Aim -> Without the pictures, output the lines of the material from the very first through the one that holds "40.0, 39.3, 38.5];".

Data excerpt ->
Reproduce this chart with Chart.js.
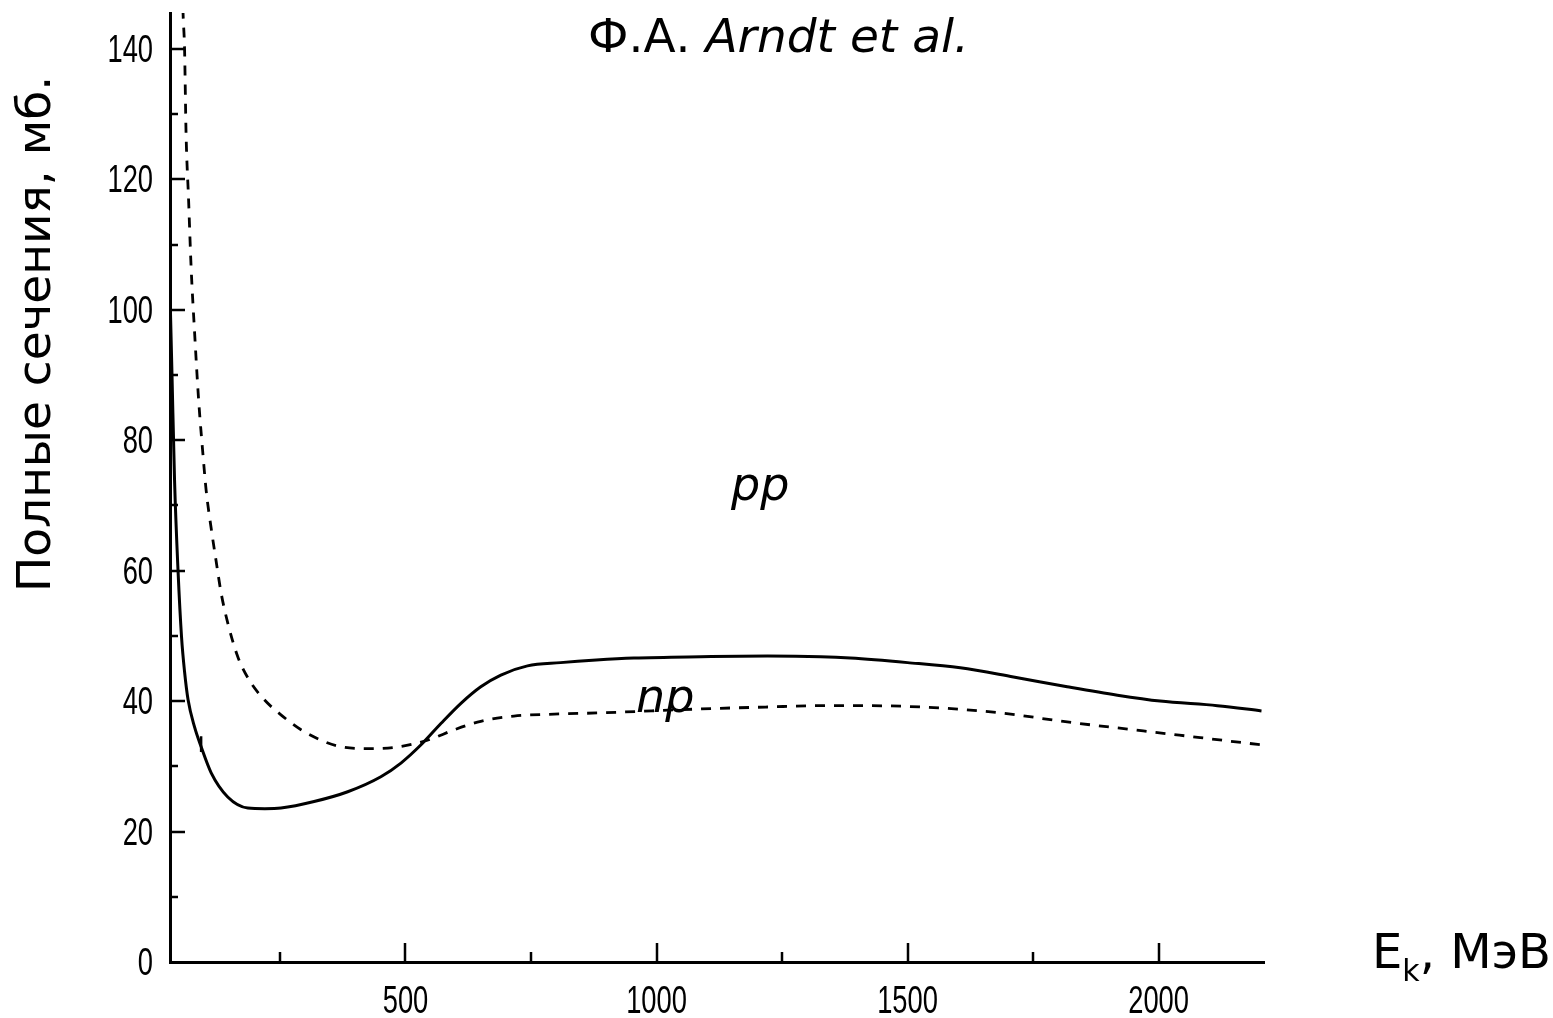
<!DOCTYPE html>
<html>
<head>
<meta charset="utf-8">
<script src="https://cdn.jsdelivr.net/npm/chart.js@4/dist/chart.umd.min.js"></script>
<style>
body { margin: 0; background: #fff; }
</style>
</head>
<body>
<canvas id="plot" width="1553" height="1018"></canvas>
<script>
// pp (solid) and np (dashed) total cross sections, mb vs kinetic energy, MeV
const ppEnergy = [31, 35, 40, 47, 54, 60, 67, 80, 93, 113, 146, 186, 220, 252, 318, 385, 451, 491, 531, 571, 611, 650, 690, 743, 809, 880, 955, 1088, 1221, 1327, 1386, 1500, 1605, 1711, 1818, 1918, 2003, 2117, 2205];
const ppSigma = [102.5, 90, 74, 60, 49.8, 44.5, 40.2, 36, 33, 29, 25.3, 23.6, 23.5, 23.6, 24.6, 26.1, 28.4, 30.5, 33.3, 36.6, 39.7, 42.2, 44.0, 45.4, 45.9, 46.3, 46.6, 46.8, 46.9, 46.8, 46.6, 45.9, 45.1, 43.7, 42.2, 40.9, 40.0, 39.3, 38.5];

const npEnergy = [55, 57, 60, 63, 68, 73, 80, 88, 97, 103, 113, 123, 133, 146, 166, 189, 219, 252, 292, 332, 365, 418, 478, 544, 597, 650, 716, 796, 889, 1088, 1221, 1327, 1420, 1552, 1685, 1818, 1951, 2083, 2182, 2205];
const npSigma = [152, 145.5, 140, 127, 116.9, 106.6, 96.5, 86.2, 77.5, 72.3, 66.5, 61.4, 56.5, 52, 46.8, 43.2, 40.2, 37.9, 35.6, 34.0, 33.1, 32.7, 32.9, 34.0, 35.6, 36.9, 37.7, 38.0, 38.2, 38.8, 39.1, 39.3, 39.3, 39.0, 38.2, 36.8, 35.6, 34.4, 33.5, 33.3];

// small stray vertical stroke on the pp curve
const markEnergy = [93, 93];
const markSigma = [34.6, 32.2];

const xMajor = [500, 1000, 1500, 2000];
const xMinor = [250, 750, 1250, 1750];
const yMajor = [0, 20, 40, 60, 80, 100, 120, 140];
const yMinor = [10, 30, 50, 70, 90, 110, 130];

const titleA = 'Ф.А. ';
const titleB = 'Arndt et al.';
const yTitle = 'Полные сечения, мб.';
const ppLabel = 'pp';
const npLabel = 'np';

const tickFont = "39px 'Liberation Sans', Arial, sans-serif";
const textFont = "'DejaVu Sans', sans-serif";

function pts(xs, ys)
{
	return xs.map((v, i) => ({ x: v, y: ys[i] }));
}

// condensed tick numbers, like the narrow face of the original
function narrow(ctx, txt, x, y, align)
{
	ctx.save();
	ctx.translate(x, y);
	ctx.scale(0.7, 1);
	ctx.textAlign = align;
	ctx.fillText(txt, 0, 0);
	ctx.restore();
}

const decor =
{
	id: 'decor',
	afterDraw(chart)
	{
		const ctx = chart.ctx;
		const sx = chart.scales.x;
		const sy = chart.scales.y;
		const left = chart.chartArea.left;
		const bottom = chart.chartArea.bottom;

		ctx.save();
		ctx.strokeStyle = '#000';
		ctx.lineWidth = 2.5;
		ctx.beginPath();
		for (const v of xMajor) { const p = Math.round(sx.getPixelForValue(v)); ctx.moveTo(p, bottom); ctx.lineTo(p, bottom - 19); }
		for (const v of xMinor) { const p = Math.round(sx.getPixelForValue(v)); ctx.moveTo(p, bottom); ctx.lineTo(p, bottom - 10); }
		for (const v of yMajor) { if (v == 0) continue; const p = Math.round(sy.getPixelForValue(v)); ctx.moveTo(left, p); ctx.lineTo(left + 15, p); }
		for (const v of yMinor) { const p = Math.round(sy.getPixelForValue(v)); ctx.moveTo(left, p); ctx.lineTo(left + 8, p); }
		ctx.stroke();

		ctx.fillStyle = '#000';
		ctx.textBaseline = 'alphabetic';

		// tick labels from the scales' own ticks
		ctx.font = tickFont;
		sx.ticks.forEach((t, i) => narrow(ctx, String(t.value), sx.getPixelForTick(i), 1013, 'center'));
		sy.ticks.forEach((t, i) => narrow(ctx, String(t.value), 153, sy.getPixelForTick(i) + 13, 'right'));

		ctx.textAlign = 'left';

		// title
		ctx.font = '47px ' + textFont;
		ctx.fillText(titleA, 588, 52);
		const w = ctx.measureText(titleA).width;
		ctx.font = 'italic 47px ' + textFont;
		ctx.fillText(titleB, 588 + w, 52);

		// curve labels
		ctx.font = 'italic 46px ' + textFont;
		ctx.fillText(ppLabel, 731, 500);
		ctx.fillText(npLabel, 636, 712);

		// x axis title with subscript
		let x = 1372;
		ctx.font = '48px ' + textFont;
		ctx.fillText('E', x, 968);
		x += ctx.measureText('E').width;
		ctx.font = '30px ' + textFont;
		ctx.fillText('k', x, 981);
		x += ctx.measureText('k').width;
		ctx.font = '48px ' + textFont;
		ctx.fillText(', МэВ', x, 968);

		// y axis title
		ctx.translate(50, 592);
		ctx.rotate(-Math.PI / 2);
		ctx.font = '47px ' + textFont;
		ctx.fillText(yTitle, 0, 0);
		ctx.restore();
	}
};

const ctx = document.getElementById('plot').getContext('2d');
const plot = new Chart(ctx,
{
	type: 'line',
	data:
	{
		datasets:
		[
			{
				label: 'pp',
				data: pts(ppEnergy, ppSigma),
				borderColor: '#000',
				borderWidth: 3,
				pointRadius: 0,
				fill: false,
				cubicInterpolationMode: 'monotone'
			},
			{
				label: 'np',
				data: pts(npEnergy, npSigma),
				borderColor: '#000',
				borderWidth: 2.8,
				borderDash: [10, 9],
				pointRadius: 0,
				fill: false,
				cubicInterpolationMode: 'monotone'
			},
			{
				label: 'mark',
				data: pts(markEnergy, markSigma),
				borderColor: '#000',
				borderWidth: 2.5,
				pointRadius: 0,
				tension: 0
			}
		]
	},
	options:
	{
		responsive: false,
		animation: false,
		layout: { padding: { top: 13, right: 289, left: 0, bottom: 0 } },
		plugins: { legend: { display: false }, tooltip: { enabled: false } },
		scales:
		{
			x:
			{
				type: 'linear',
				min: 31,
				max: 2210,
				grid: { display: false },
				border: { display: true, color: '#000', width: 3 },
				afterBuildTicks: (s) => { s.ticks = xMajor.map(v => ({ value: v })); },
				afterFit: (s) => { s.height = 56; s.paddingLeft = 0; s.paddingRight = 0; },
				ticks: { display: false }
			},
			y:
			{
				type: 'linear',
				min: 0,
				max: 145.5,
				grid: { display: false },
				border: { display: true, color: '#000', width: 3 },
				afterBuildTicks: (s) => { s.ticks = yMajor.map(v => ({ value: v })); },
				afterFit: (s) => { s.width = 170; s.paddingTop = 0; s.paddingBottom = 0; },
				ticks: { display: false }
			}
		}
	},
	plugins: [decor]
});
</script>
</body>
</html>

Task result ->
Reproduce this chart with Chart.js.
<!DOCTYPE html>
<html>
<head>
<meta charset="utf-8">
<script src="https://cdn.jsdelivr.net/npm/chart.js@4/dist/chart.umd.min.js"></script>
<style>
body { margin: 0; background: #fff; }
</style>
</head>
<body>
<canvas id="plot" width="1553" height="1018"></canvas>
<script>
// pp (solid) and np (dashed) total cross sections, mb vs kinetic energy, MeV
const ppEnergy = [31, 35, 40, 47, 54, 60, 67, 80, 93, 113, 146, 186, 220, 252, 318, 385, 451, 491, 531, 571, 611, 650, 690, 743, 809, 880, 955, 1088, 1221, 1327, 1386, 1500, 1605, 1711, 1818, 1918, 2003, 2117, 2205];
const ppSigma = [102.5, 90, 74, 60, 49.8, 44.5, 40.2, 36, 33, 29, 25.3, 23.6, 23.5, 23.6, 24.6, 26.1, 28.4, 30.5, 33.3, 36.6, 39.7, 42.2, 44.0, 45.4, 45.9, 46.3, 46.6, 46.8, 46.9, 46.8, 46.6, 45.9, 45.1, 43.7, 42.2, 40.9, 40.0, 39.3, 38.5];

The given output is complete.